[Items from a dataset]

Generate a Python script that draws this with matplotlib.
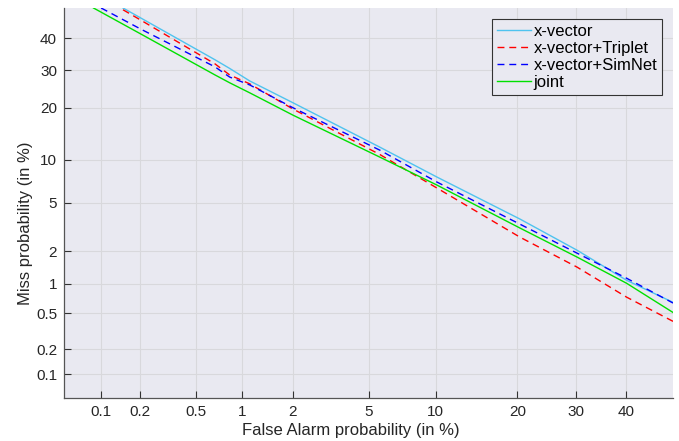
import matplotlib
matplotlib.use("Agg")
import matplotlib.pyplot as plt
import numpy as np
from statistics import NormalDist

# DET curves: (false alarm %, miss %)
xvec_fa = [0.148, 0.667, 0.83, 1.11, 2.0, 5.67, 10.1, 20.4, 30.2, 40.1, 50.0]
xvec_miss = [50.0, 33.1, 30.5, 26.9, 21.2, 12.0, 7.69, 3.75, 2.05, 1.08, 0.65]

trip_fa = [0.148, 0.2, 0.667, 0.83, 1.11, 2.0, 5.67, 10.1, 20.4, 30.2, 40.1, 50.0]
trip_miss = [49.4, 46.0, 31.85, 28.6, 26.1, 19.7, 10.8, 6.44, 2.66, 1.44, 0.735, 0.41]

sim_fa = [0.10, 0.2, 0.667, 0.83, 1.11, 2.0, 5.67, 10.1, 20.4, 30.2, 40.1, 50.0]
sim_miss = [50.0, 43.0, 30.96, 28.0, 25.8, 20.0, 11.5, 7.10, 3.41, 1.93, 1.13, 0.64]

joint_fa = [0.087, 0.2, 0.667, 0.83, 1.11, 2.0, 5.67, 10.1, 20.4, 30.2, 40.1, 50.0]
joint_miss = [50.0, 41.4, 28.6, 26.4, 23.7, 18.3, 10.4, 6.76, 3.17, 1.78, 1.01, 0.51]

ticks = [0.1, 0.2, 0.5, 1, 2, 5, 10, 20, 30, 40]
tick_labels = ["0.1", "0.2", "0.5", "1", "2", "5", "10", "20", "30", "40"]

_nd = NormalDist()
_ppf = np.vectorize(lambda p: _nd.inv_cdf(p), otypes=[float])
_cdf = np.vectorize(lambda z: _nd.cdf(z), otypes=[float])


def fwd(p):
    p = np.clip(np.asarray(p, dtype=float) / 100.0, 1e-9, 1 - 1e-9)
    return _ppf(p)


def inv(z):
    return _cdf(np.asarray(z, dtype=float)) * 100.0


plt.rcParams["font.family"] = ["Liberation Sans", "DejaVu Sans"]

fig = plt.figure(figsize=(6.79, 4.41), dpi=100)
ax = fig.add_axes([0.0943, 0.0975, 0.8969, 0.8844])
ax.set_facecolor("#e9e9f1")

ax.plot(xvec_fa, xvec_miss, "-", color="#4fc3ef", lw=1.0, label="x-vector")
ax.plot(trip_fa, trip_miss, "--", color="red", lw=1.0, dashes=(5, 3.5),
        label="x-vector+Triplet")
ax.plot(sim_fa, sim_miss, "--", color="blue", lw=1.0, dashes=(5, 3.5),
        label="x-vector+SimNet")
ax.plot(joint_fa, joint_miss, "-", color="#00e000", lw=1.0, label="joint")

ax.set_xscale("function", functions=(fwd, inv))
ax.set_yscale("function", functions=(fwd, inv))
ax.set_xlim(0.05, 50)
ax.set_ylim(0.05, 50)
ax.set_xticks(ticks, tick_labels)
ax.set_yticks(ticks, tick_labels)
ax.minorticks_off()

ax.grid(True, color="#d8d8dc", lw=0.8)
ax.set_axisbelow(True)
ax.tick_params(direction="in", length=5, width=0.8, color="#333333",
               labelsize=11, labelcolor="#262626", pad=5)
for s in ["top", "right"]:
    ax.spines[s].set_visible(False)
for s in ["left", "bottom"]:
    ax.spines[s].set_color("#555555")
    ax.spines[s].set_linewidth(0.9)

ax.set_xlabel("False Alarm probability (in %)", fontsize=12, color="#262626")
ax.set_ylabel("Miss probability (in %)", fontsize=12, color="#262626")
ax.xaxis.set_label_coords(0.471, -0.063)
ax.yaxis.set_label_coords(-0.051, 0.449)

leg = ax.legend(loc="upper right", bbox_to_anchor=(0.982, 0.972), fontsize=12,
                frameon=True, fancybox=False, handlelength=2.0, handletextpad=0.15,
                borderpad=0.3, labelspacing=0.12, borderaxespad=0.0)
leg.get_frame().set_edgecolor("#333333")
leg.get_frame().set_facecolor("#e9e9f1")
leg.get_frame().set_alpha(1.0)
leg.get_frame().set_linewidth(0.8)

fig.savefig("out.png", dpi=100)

==

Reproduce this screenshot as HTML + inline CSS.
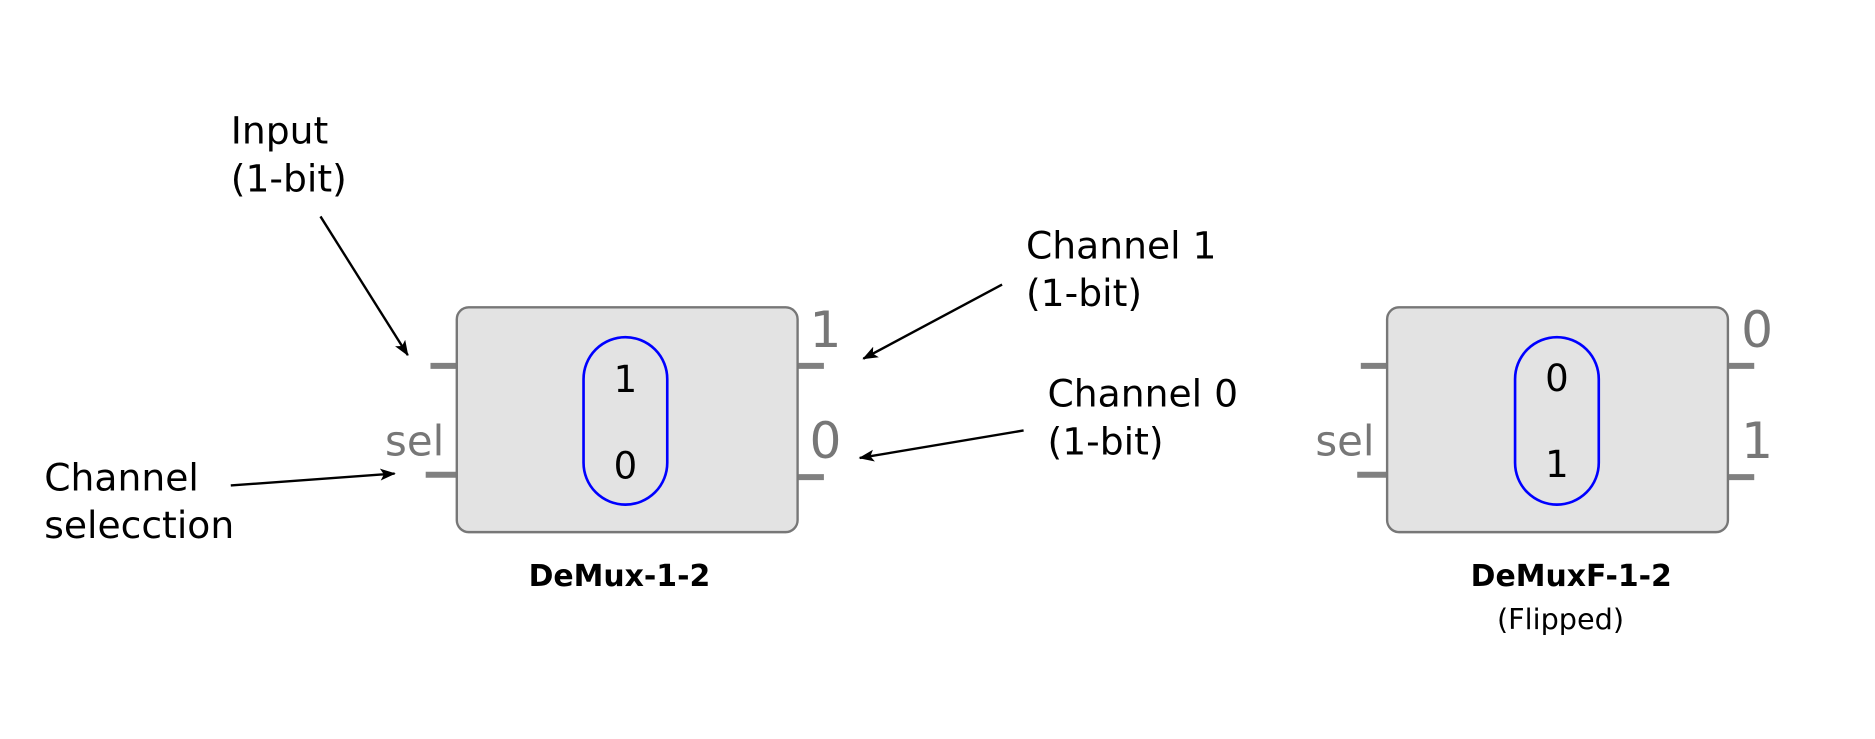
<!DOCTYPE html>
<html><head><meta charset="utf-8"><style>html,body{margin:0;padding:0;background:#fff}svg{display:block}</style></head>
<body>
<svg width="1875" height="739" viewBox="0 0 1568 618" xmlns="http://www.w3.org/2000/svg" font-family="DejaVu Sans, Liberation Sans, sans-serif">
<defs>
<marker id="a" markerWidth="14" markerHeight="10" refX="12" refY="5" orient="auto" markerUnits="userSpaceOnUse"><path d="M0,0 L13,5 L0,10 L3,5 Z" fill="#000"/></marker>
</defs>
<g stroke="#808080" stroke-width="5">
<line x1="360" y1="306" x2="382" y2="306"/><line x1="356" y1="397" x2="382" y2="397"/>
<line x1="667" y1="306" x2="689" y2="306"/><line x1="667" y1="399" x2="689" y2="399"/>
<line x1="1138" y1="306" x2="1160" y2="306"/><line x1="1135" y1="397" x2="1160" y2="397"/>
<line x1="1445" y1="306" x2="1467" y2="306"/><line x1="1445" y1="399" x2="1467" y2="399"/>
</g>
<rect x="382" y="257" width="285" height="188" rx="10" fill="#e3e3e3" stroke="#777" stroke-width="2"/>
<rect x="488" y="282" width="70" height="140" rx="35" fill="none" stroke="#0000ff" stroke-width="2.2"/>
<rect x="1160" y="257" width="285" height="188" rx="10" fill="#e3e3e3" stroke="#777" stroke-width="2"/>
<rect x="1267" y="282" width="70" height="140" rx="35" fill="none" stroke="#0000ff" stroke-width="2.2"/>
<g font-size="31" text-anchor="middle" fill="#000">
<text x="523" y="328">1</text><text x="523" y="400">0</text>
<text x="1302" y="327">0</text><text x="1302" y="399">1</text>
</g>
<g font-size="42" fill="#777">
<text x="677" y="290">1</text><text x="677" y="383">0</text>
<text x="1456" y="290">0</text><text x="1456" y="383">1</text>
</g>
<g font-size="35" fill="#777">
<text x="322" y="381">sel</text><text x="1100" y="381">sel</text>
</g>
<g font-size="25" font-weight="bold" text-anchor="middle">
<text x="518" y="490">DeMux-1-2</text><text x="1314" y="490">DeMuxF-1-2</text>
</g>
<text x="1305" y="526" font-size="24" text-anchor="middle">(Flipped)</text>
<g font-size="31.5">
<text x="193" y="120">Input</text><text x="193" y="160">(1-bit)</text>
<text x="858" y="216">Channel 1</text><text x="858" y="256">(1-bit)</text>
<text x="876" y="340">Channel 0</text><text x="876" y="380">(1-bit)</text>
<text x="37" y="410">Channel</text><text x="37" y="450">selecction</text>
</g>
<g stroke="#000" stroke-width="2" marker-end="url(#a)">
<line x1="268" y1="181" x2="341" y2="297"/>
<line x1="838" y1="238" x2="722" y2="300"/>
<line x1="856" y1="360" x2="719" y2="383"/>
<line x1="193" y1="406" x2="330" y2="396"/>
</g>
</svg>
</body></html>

Instruction: Going through the entries above, report how many lines include the string "this". The number alone is the answer.

Correct answer: 2